At that time, I then searched for a copy of the film, but failed to find it in any of the archival film libraries in the US. However, when I was  collaborating with BBC producer Tim Jordan on the BBC film Icemen in 1998, I was able to obtain a copy from a film footage dealer in California, whose catalog listed it, when the company’s search for it at the BBC’s request came up empty.

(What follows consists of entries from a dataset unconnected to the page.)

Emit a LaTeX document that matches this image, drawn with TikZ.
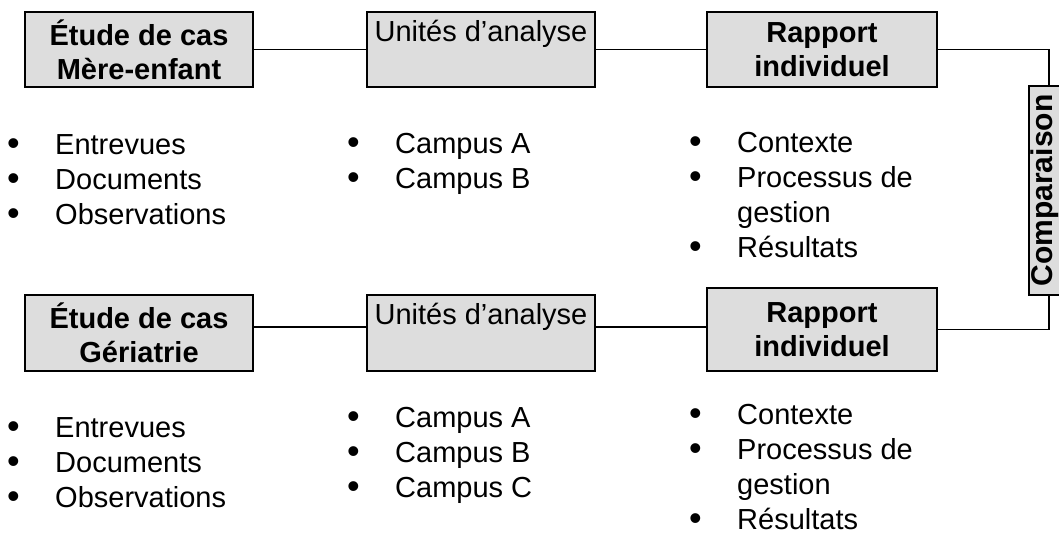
\documentclass[tikz,border=0pt]{standalone}
\usepackage{fontspec}
\setmainfont{Liberation Sans}
\definecolor{boxgray}{HTML}{DDDDDD}
% bullet followed by the item text, with a fixed indent
\newcommand\lbul{\makebox[48pt][l]{\fontsize{36}{35}\selectfont\raisebox{-1.5pt}[0pt][0pt]{\textbullet}}}
\newcommand\lgap{\hspace*{48pt}}
\begin{document}
\begin{tikzpicture}[x=1pt,y=-1pt,
  box/.style={draw=black, line width=1.6pt, fill=boxgray, minimum width=228pt,
    minimum height=75pt, inner sep=0pt, align=center,
    font=\bfseries\fontsize{29}{34}\selectfont},
  boxtext/.style={anchor=base, inner sep=0pt, font=\fontsize{29}{34}\selectfont},
  list/.style={anchor=base west, inner sep=0pt, align=left,
    font=\fontsize{29}{35}\selectfont},
  link/.style={draw=black, line width=1.4pt}]
\useasboundingbox (0,0) rectangle (1059,536);

% upper case study
\node[box] (topA) at (139,49.5) {Étude de cas\\Mère-enfant};
\node[box] (topB) at (481,49.5) {};
\node[boxtext] (topBt) at ([yshift=-30pt]topB.north) {Unités d’analyse};
\node[box, minimum width=230pt] (topC) at (822,49.5) {Rapport\\individuel};

% comparison box on the right edge
\node[box, minimum width=40pt, minimum height=209pt] (comp) at (1049,190.5) {};
\node[rotate=90, inner sep=0pt, font=\bfseries\fontsize{30}{34}\selectfont]
  (compt) at (1045,190.5) {Comparaison};

% lower case study
\node[box, minimum height=76pt] (botA) at (139,333) {Étude de cas\\Gériatrie};
\node[box, minimum height=76pt] (botB) at (481,333) {};
\node[boxtext] (botBt) at ([yshift=-30pt]botB.north) {Unités d’analyse};
\node[box, minimum width=230pt, minimum height=83pt] (botC) at (822,329.5) {Rapport\\individuel};

% connectors
\draw[link] (topA.east) -- (topB.west);
\draw[link] (topB.east) -- (topC.west);
\draw[link] (topC.east) -| (comp.north);
\draw[link] ([yshift=6pt]botA.east) -- ([yshift=6pt]botB.west);
\draw[link] ([yshift=6pt]botB.east) -- ([yshift=6pt]botB.east -| botC.west);
\draw[link] (comp.south) |- (botC.east);

% upper lists (placed by the baseline of their last line)
\node[list] (l1) at (7,224) {\lbul Entrevues\\\lbul Documents\\\lbul Observations};
\node[list] (l2) at (347,188) {\lbul Campus A\\\lbul Campus B};
\node[list] (l3) at (689,257) {\lbul Contexte\\\lbul Processus de\\\lgap gestion\\\lbul Résultats};

% lower lists
\node[list] (l4) at (7,507) {\lbul Entrevues\\\lbul Documents\\\lbul Observations};
\node[list] (l5) at (347,497) {\lbul Campus A\\\lbul Campus B\\\lbul Campus C};
\node[list] (l6) at (689,529) {\lbul Contexte\\\lbul Processus de\\\lgap gestion\\\lbul Résultats};
\end{tikzpicture}
\end{document}
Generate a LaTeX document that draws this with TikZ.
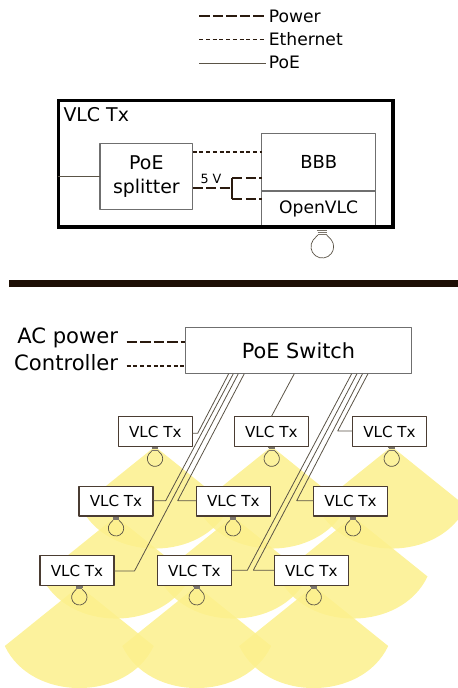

Since then, that copy has appeared on the internet, thus entering the public domain. Now, a slightly different, but superior copy has been located in the British Pathe film library, and is available on YouTube. You can view that copy at https://www.youtube.com/watch?v=cliewW_-4s8

Although this film is now available to anyone, a copy of Cook’s other film, To the Antipodes, has yet to emerge. It was the only issue of Cook’s Orient Film Co.,  which he organized in Maine, and was put together from footage shot on Cook’s ‘round the world trip in 1915, which was originally aimed at an attempt to climb Mt. Everest. But because of wartime tensions, Cook, who was of German descent, was suspected of being a possible German agent, and the British refused to give Cook’s party passage through India to  enter Nepal, so he never got near the tallest mountain on earth. As a result, Cook was forced to fall back on a trip to Borneo, instead, where he filmed scenes of local color, including some among the Dyaks, the so-called “Wildmen of Borneo.”

As can be seen from this letter to Cook from John W. Ruskin, a then popular lecturer on natural history subjects who appeared in the southern states to narrate the silent film, the movie was a financial flop and quickly faded as a commercial enterprise. But its promotion had all the elements of Cook’s penchant for advertising aplomb which landed him in Leavenworth Penitentiary ten years later, including the flamboyant letter head of his company’s stationary on which Ruskin broke the bad news to Dr. Cook.  Cook film

The ad and article appeared in Moving Picture World, Volume 8, no. 8, February 25, 1911.


The letter is in the Papers of Frederick A. Cook held in the manuscript division of the Library of Congress.